As some of you probably know, I've been working a lot on getting together a compressed full history dump of Wikipedia which can be randomly accessed for reading and writing. Inspired by the article entitled Building a (fast) Wikipedia offline reader, my focus has been on using bzip2 compression - at least up until today.
For a case study, let's take Wikipedia's article on "anarchism". As dumped in the full history dump from May, this file takes up 902 megs of space. Bzip2 compression brings this down to 51 megs, which is a huge savings. Now, bzipping (-9) the entire file takes about 13 minutes, and bunzipping it takes about 1.75 minutes, so this is clearly not a solution in itself. But "bzip -9" uses a block size of 900K, so it's actually possible to access those 1000 or so individual bzipped blocks.
This is promising, and I was working on building indexes and recompressing things so that I can deal with this, however, the process of decompressing, manipulating, and recompressing, was taking longer than I had hoped for. I ran the script overnight and in the morning not as much progress had been made as I had hoped for (it turned out to be 2% done). While trying to figure just how big the problem was, I googled for "wikipedia number of article revisions" and one of the articles I read was Will Wikipedia collapse under its own weight? I finished my search of the number of article revisions and came up with my estimate that I was 2% done. Not terrible, but slow enough that I decided to hit Ctrl-C and look deeper into the problem.
In doing this, and while thinking about that article, I decided to look into RCS. I whipped up a script to put all the revisions of "Anarchism" into an RCS file. It started out fast, but then as the revisions went up and up it got slower and slower. (I think I have a way to solve this, but let's skip that for now.) I let it finish, and the RCS file wound up being 42 megs. I then bzipped the RCS file. 3.3 megs!

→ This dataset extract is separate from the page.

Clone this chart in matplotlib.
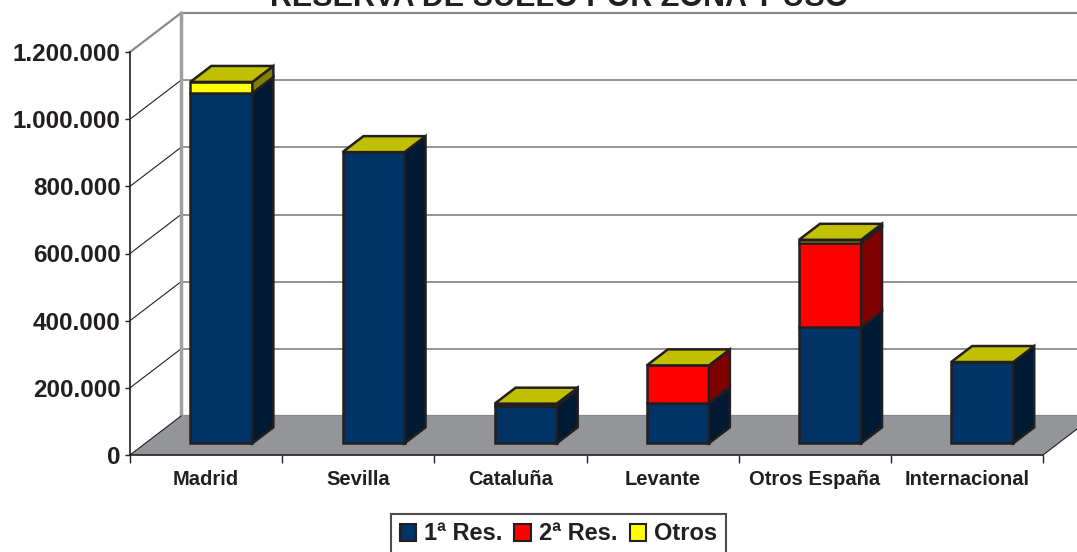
import matplotlib
matplotlib.use("Agg")
import matplotlib.pyplot as plt
from matplotlib.patches import Polygon, Patch
from matplotlib.ticker import FuncFormatter

plt.rcParams['font.family'] = ['Liberation Sans', 'DejaVu Sans']
plt.rcParams['font.weight'] = 'bold'
plt.rcParams['text.color'] = '#231f20'

# data
zonas = ['Madrid', 'Sevilla', 'Cataluña', 'Levante', 'Otros España', 'Internacional']
res1 = [1043000, 867000, 112000, 120000, 346000, 242000]
res2 = [0, 0, 0, 112000, 251000, 0]
otros = [33000, 0, 6000, 0, 9000, 0]
series_names = ['1ª Res.', '2ª Res.', 'Otros']

title = 'RESERVA DE SUELO POR ZONA Y USO'
ymax = 1200000
yticks = [0, 200000, 400000, 600000, 800000, 1000000, 1200000]

# colours: front, side
front_cols = ['#003366', '#ff0000', '#ffff00']
side_cols = ['#001a33', '#800000', '#808000']
top_col = '#c0c000'
edge = '#231f20'
grid_col = '#8a8a8a'
floor_col = '#949598'

W, H = 1077, 552
fig = plt.figure(figsize=(W / 100, H / 100), dpi=100)
ax = fig.add_axes([130 / W, 1 - 455 / H, (1043 - 130) / W, (455 - 52) / H])
ax.set_xlim(0, len(zonas))
ax.set_ylim(0, ymax)

# oblique depth offset in data units (full depth of the floor)
DX = 51 / 152.0
DY = 39 * ymax / 403.0


def proj(x, v, d):
    return (x + d * DX, v + d * DY)


def poly(pts, fc, ec, lw, z):
    ax.add_patch(Polygon([proj(*p) for p in pts], closed=True, facecolor=fc,
                         edgecolor=ec, lw=lw, zorder=z, clip_on=False,
                         joinstyle='miter'))


def seg(p, q, color, lw, z):
    a, b = proj(*p), proj(*q)
    ax.plot([a[0], b[0]], [a[1], b[1]], color=color, lw=lw, zorder=z, clip_on=False)


n = len(zonas)
# walls and floor
poly([(0, 0, 1), (n, 0, 1), (n, ymax, 1), (0, ymax, 1)], 'white', grid_col, 1.6, 0)
poly([(0, 0, 0), (0, 0, 1), (0, ymax, 1), (0, ymax, 0)], 'white', 'none', 0, 0)
for v in yticks[1:-1]:
    seg((0, v, 1), (n, v, 1), grid_col, 1.3, 1)
    seg((0, v, 0), (0, v, 1), edge, 0.8, 1)
seg((0, ymax, 0), (0, ymax, 1), grid_col, 1.6, 1)
seg((0, 0, 1), (0, ymax, 1), '#a0a0a0', 2.5, 1)
poly([(0, 0, 0), (n, 0, 0), (n, 0, 1), (0, 0, 1)], floor_col, 'none', 0, 2)
seg((0, 0, 0), (0, 0, 1), edge, 0.8, 3)
seg((n, 0, 0), (n, 0, 1), edge, 0.8, 3)

# stacked 3d bars
half = 0.204
d0, d1 = 0.30, 0.71
for i in range(n):
    x0, x1 = i + 0.5 - half, i + 0.5 + half
    base = 0
    for k, vals in enumerate([res1, res2, otros]):
        h = vals[i]
        if h <= 0:
            continue
        top = base + h
        poly([(x0, base, d0), (x1, base, d0), (x1, top, d0), (x0, top, d0)],
             front_cols[k], edge, 1.8, 5)
        poly([(x1, base, d0), (x1, base, d1), (x1, top, d1), (x1, top, d0)],
             side_cols[k], edge, 1.8, 5)
        base = top
    poly([(x0, base, d0), (x1, base, d0), (x1, base, d1), (x0, base, d1)],
         top_col, edge, 1.8, 6)

# axes styling
for s in ['top', 'right']:
    ax.spines[s].set_visible(False)
for s in ['left', 'bottom']:
    ax.spines[s].set_color(edge)
    ax.spines[s].set_linewidth(1.2)
    ax.spines[s].set_zorder(4)
ax.set_facecolor('none')
ax.set_yticks(yticks)
ax.yaxis.set_major_formatter(FuncFormatter(lambda v, p: f"{int(v):,}".replace(',', '.')))
ax.tick_params(axis='y', length=3.6, width=1, color=edge, pad=3.2, labelsize=17.5,
               labelcolor=edge)
ax.set_xticks(range(n + 1))
ax.set_xticklabels([])
ax.set_xticks([i + 0.5 for i in range(n)], minor=True)
ax.set_xticklabels(zonas, minor=True)
ax.tick_params(axis='x', which='major', length=6, width=1, color=edge)
ax.tick_params(axis='x', which='minor', length=0, pad=11, labelsize=14.5, labelcolor=edge)

fig.text(559 / W, 1 - 6 / H, title, ha='center', va='baseline', fontsize=22,
         fontweight='bold')

handles = [Patch(facecolor=c, edgecolor=edge, lw=1.5) for c in front_cols]
leg = fig.legend(handles, series_names, loc='center',
                 bbox_to_anchor=(558.5 / W, 1 - 534 / H), ncol=3, fontsize=17,
                 frameon=True, fancybox=False, edgecolor=edge, handlelength=0.7,
                 handleheight=0.7, handletextpad=0.35, columnspacing=0.5,
                 borderpad=0.35, borderaxespad=0)
leg.get_frame().set_linewidth(1.5)

fig.savefig('out.png', dpi=100, facecolor='white')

Even just standing alone, the RCS files, once created, are bearable for random access. On that 42 megabyte RCS file, the current revision can be accessed in less than 0.1 seconds, and the earliest revision (which should be the slowest) can be accessed in under 3 seconds. A new revision can be added in about 3-6 seconds [1]. This is clearly too slow for production use, but wouldn't be so bad for an offline copy. At that compression ratio you could probably fit a full history dump on a single blue-ray DVD which could be randomly accessed!

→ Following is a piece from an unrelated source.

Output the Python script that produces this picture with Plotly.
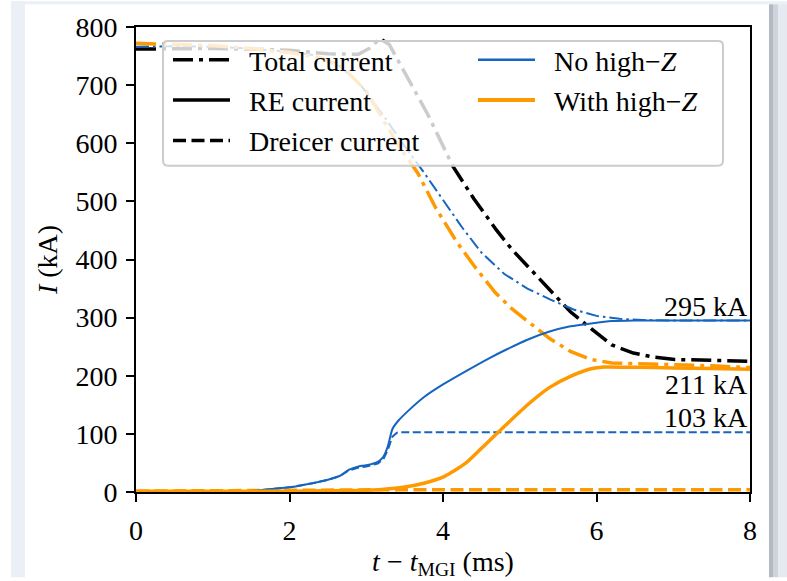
import plotly.graph_objects as go

# ---------------- data ----------------
t_blue_re = [0, 1.0, 1.3, 1.6, 2.0, 2.3, 2.5, 2.66, 2.77, 2.9, 3.0, 3.15, 3.22, 3.28, 3.34, 3.42,
             3.55, 3.75, 4.0, 4.3, 4.6, 4.84, 5.1, 5.39, 5.66, 5.93, 6.2, 6.5, 7.0, 8.0]
I_blue_re = [0, 0, 0.5, 3, 8, 15, 21, 28, 38, 44, 46, 52, 60, 78, 108, 123,
             140, 163, 185, 208, 230, 246, 262, 276, 285, 290, 294, 295, 295, 295]

t_blue_dr = [0, 1.0, 1.3, 1.6, 2.0, 2.3, 2.5, 2.66, 2.77, 2.9, 3.0, 3.15, 3.22, 3.28, 3.34, 3.4, 3.45, 8.0]
I_blue_dr = [0, 0, 0.5, 3, 8, 15, 21, 28, 37, 42, 44, 49, 56, 72, 95, 102, 103, 103]

t_blue_tot = [0, 0.5, 1.0, 1.5, 2.0, 2.3, 2.6, 2.9, 3.2, 3.5, 3.75, 4.0, 4.25, 4.5, 4.8,
              5.1, 5.4, 5.7, 6.0, 6.3, 6.6, 7.0, 8.0]
I_blue_tot = [766, 767, 766, 763, 757, 752, 738, 705, 652, 595, 550, 503, 455, 412, 375,
              350, 331, 314, 303, 298, 296, 295, 295]

t_or_re = [0, 2.0, 2.5, 3.0, 3.2, 3.48, 3.75, 4.02, 4.3, 4.57, 4.84, 5.11, 5.39, 5.66, 5.93,
           6.1, 6.5, 7.0, 7.5, 8.0]
I_or_re = [1.5, 1.5, 2, 3, 4.5, 8, 15, 27, 50, 84, 118, 151, 180, 199, 212,
           215, 214.5, 213.5, 212.5, 211]

t_or_dr = [0, 3.0, 3.5, 8.0]
I_or_dr = [1.5, 3, 4, 4]

t_or_tot = [0, 0.5, 1.0, 1.5, 2.0, 2.4, 2.7, 3.0, 3.2, 3.4, 3.67, 3.9, 4.18, 4.4, 4.68,
            4.9, 5.11, 5.39, 5.66, 5.93, 6.2, 6.6, 7.0, 7.5, 8.0]
I_or_tot = [772, 770, 768, 763, 756, 747, 730, 690, 645, 600, 549, 490, 430, 390, 343,
            315, 293, 264, 242, 228, 222, 220, 219, 217, 214]

t_exp_tot = [0, 0.5, 1.0, 1.5, 2.0, 2.5, 2.9, 3.05, 3.18, 3.3, 3.45, 3.6, 3.8, 4.13, 4.4,
             4.7, 4.9, 5.15, 5.39, 5.66, 5.93, 6.2, 6.48, 6.75, 7.02, 7.5, 8.0]
I_exp_tot = [762, 763, 763, 762, 760, 754, 753, 764, 780, 770, 735, 698, 650, 560, 505,
             450, 417, 382, 349, 310, 281, 253, 239, 232, 228, 226, 225]

final_vals = [295, 211, 103]
final_labels = ["295 kA", "211 kA", "103 kA"]

x_ticks = [0, 2, 4, 6, 8]
y_ticks = [0, 100, 200, 300, 400, 500, 600, 700, 800]

style_names = ["Total current", "RE current", "Dreicer current"]
case_names = ["No high\u2212<i>Z</i>", "With high\u2212<i>Z</i>"]

# ---------------- styling ----------------
BLUE = "#1565c0"
ORANGE = "#ff9900"
FONT = "Liberation Serif"
FS = 28
DD_THICK = "20px,6px,4px,6px"
DD_THIN = "13px,4px,2.5px,4px"
DASH_THICK = "13px,5.5px"
DASH_THIN = "8px,3.5px"
GAP = "\u2002"

W, H = 787, 581
L, R, T, B = 136, 37, 26, 86
PW, PH = W - L - R, H - T - B


def px(xp):
    return (xp - L) / PW


def py(yp):
    return (H - B - yp) / PH


fig = go.Figure()

# data traces
fig.add_trace(go.Scatter(x=t_exp_tot, y=I_exp_tot, mode="lines", showlegend=False,
                         line=dict(color="black", width=3.5, dash=DD_THICK)))
fig.add_trace(go.Scatter(x=t_blue_tot, y=I_blue_tot, mode="lines", showlegend=False,
                         line=dict(color=BLUE, width=2, dash=DD_THIN)))
fig.add_trace(go.Scatter(x=t_or_tot, y=I_or_tot, mode="lines", showlegend=False,
                         line=dict(color=ORANGE, width=3.5, dash=DD_THICK)))
fig.add_trace(go.Scatter(x=t_blue_dr, y=I_blue_dr, mode="lines", showlegend=False,
                         line=dict(color=BLUE, width=2, dash=DASH_THIN)))
fig.add_trace(go.Scatter(x=t_or_dr, y=I_or_dr, mode="lines", showlegend=False,
                         line=dict(color=ORANGE, width=3.5, dash=DASH_THICK)))
fig.add_trace(go.Scatter(x=t_blue_re, y=I_blue_re, mode="lines", showlegend=False,
                         line=dict(color=BLUE, width=2, shape="spline", smoothing=0.6)))
fig.add_trace(go.Scatter(x=t_or_re, y=I_or_re, mode="lines", showlegend=False,
                         line=dict(color=ORANGE, width=3.5, shape="spline", smoothing=0.6)))

# legend entries (style legend)
for name, dash in zip(style_names, [DD_THICK, "solid", DASH_THICK]):
    fig.add_trace(go.Scatter(x=[None], y=[None], mode="lines", name=GAP + name, legend="legend",
                             legendgroup=name,
                             line=dict(color="black", width=3.5, dash=dash)))
for name, col, w in zip(case_names, [BLUE, ORANGE], [2.5, 4]):
    fig.add_trace(go.Scatter(x=[None], y=[None], mode="lines", name=GAP + name, legend="legend2",
                             legendgroup=name,
                             line=dict(color=col, width=w)))

# annotations for final values
ann_y_shift = [14, -15, 15]
annotations = []
for v, lab, sh in zip(final_vals, final_labels, ann_y_shift):
    annotations.append(dict(x=8, y=v, xref="x", yref="y", text=lab, showarrow=False,
                            xanchor="right", yanchor="middle", yshift=sh,
                            font=dict(family=FONT, size=FS, color="black")))

# legend frame with rounded corners (semi-transparent)
x0, x1 = px(163), px(723)
y0, y1 = py(166), py(40)
rx, ry = 5 / PW, 5 / PH
frame_path = (f"M {x0+rx},{y1} L {x1-rx},{y1} Q {x1},{y1} {x1},{y1-ry} "
              f"L {x1},{y0+ry} Q {x1},{y0} {x1-rx},{y0} L {x0+rx},{y0} "
              f"Q {x0},{y0} {x0},{y0+ry} L {x0},{y1-ry} Q {x0},{y1} {x0+rx},{y1} Z")

shapes = [
    # page background strips
    dict(type="rect", xref="paper", yref="paper", x0=px(11), x1=px(25), y0=py(H), y1=py(0),
         fillcolor="#ebeff6", line=dict(width=0), layer="below"),
    dict(type="rect", xref="paper", yref="paper", x0=px(11), x1=px(W), y0=py(3), y1=py(0),
         fillcolor="#ebeff6", line=dict(width=0), layer="below"),
    dict(type="rect", xref="paper", yref="paper", x0=px(769), x1=px(773), y0=py(H), y1=py(3),
         fillcolor="#b4b9c3", line=dict(width=0), layer="below"),
    dict(type="rect", xref="paper", yref="paper", x0=px(773), x1=px(778), y0=py(H), y1=py(3),
         fillcolor="#cfd3db", line=dict(width=0), layer="below"),
    dict(type="rect", xref="paper", yref="paper", x0=px(778), x1=px(W), y0=py(H), y1=py(3),
         fillcolor="#e6e9f0", line=dict(width=0), layer="below"),
    dict(type="path", xref="paper", yref="paper", path=frame_path,
         fillcolor="rgba(255,255,255,0.8)", line=dict(color="#cccccc", width=2), layer="above"),
]

axis_common = dict(showgrid=False, zeroline=False, showline=True, linecolor="black",
                   linewidth=2, mirror=True, ticks="outside", ticklen=8, tickwidth=1.5,
                   tickcolor="black",
                   tickfont=dict(family=FONT, size=FS, color="black"))

fig.update_layout(
    width=W, height=H,
    margin=dict(l=L, r=R, t=T, b=B),
    paper_bgcolor="white", plot_bgcolor="white",
    font=dict(family=FONT, size=FS, color="black"),
    xaxis=dict(range=[0, 8], tickvals=x_ticks, ticklabelstandoff=4,
               title=dict(text="<i>t</i> \u2212 <i>t</i><sub>MGI</sub> (ms)",
                          font=dict(family=FONT, size=FS), standoff=4),
               **axis_common),
    yaxis=dict(range=[0, 800], tickvals=y_ticks, ticklabelstandoff=3,
               title=dict(text="<i>I</i> (kA)", font=dict(family=FONT, size=FS), standoff=10),
               **axis_common),
    legend=dict(x=px(168), y=py(34), xanchor="left", yanchor="top",
                bgcolor="rgba(0,0,0,0)", borderwidth=0, itemwidth=57,
                traceorder="grouped", tracegroupgap=1,
                font=dict(family=FONT, size=FS, color="black")),
    legend2=dict(x=px(473), y=py(34), xanchor="left", yanchor="top",
                 bgcolor="rgba(0,0,0,0)", borderwidth=0, itemwidth=57,
                 traceorder="grouped", tracegroupgap=1,
                 font=dict(family=FONT, size=FS, color="black")),
    shapes=shapes,
    annotations=annotations,
)

fig.write_html("out.html")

But it gets better, because RCS uses a needlessly inefficient process for adding new revisions. Basically, when you add a new addition using the "ci" command, the entire (42 megabyte) file gets rewritten. It's ironic, because RCS actually makes the exact opposite mistake as Wikipedia: it puts all the metadata in text files, instead of a database (whereas Wikipedia puts all the text in a database, instead of in text files). But in theory this is completely unnecessary. All that's needed is to throw out the old "current" revision, to save the new "current" revision, and to save the reverse delta. This should be possible on the order of that 0.1 seconds. Prior revision access is, in my opinion, already bearable, but this could be brought down through checkpointing. Putting checkpoints at every 100 revisions ("Anarchism" has 13350) would only incur a small space penalty, and would likely get the access time down to less than a quarter second. Creative placement of checkpoints (at page blankings and other major revisions where the delta is huge anyway) could probably even eliminate most of the space penalty. The use of skip-deltas can do even better than that. And intelligent caching could accomplish even more. Less than a dozen servers with 16 gigs of memory each, could hold every single uncompressed RCS file, covering the entire history of the English Wikipedia in memory.
- I'm not sure which, because this is the time for the locking checkout and the checkin, and I'd imagine there must be a way to combine the two into one operation.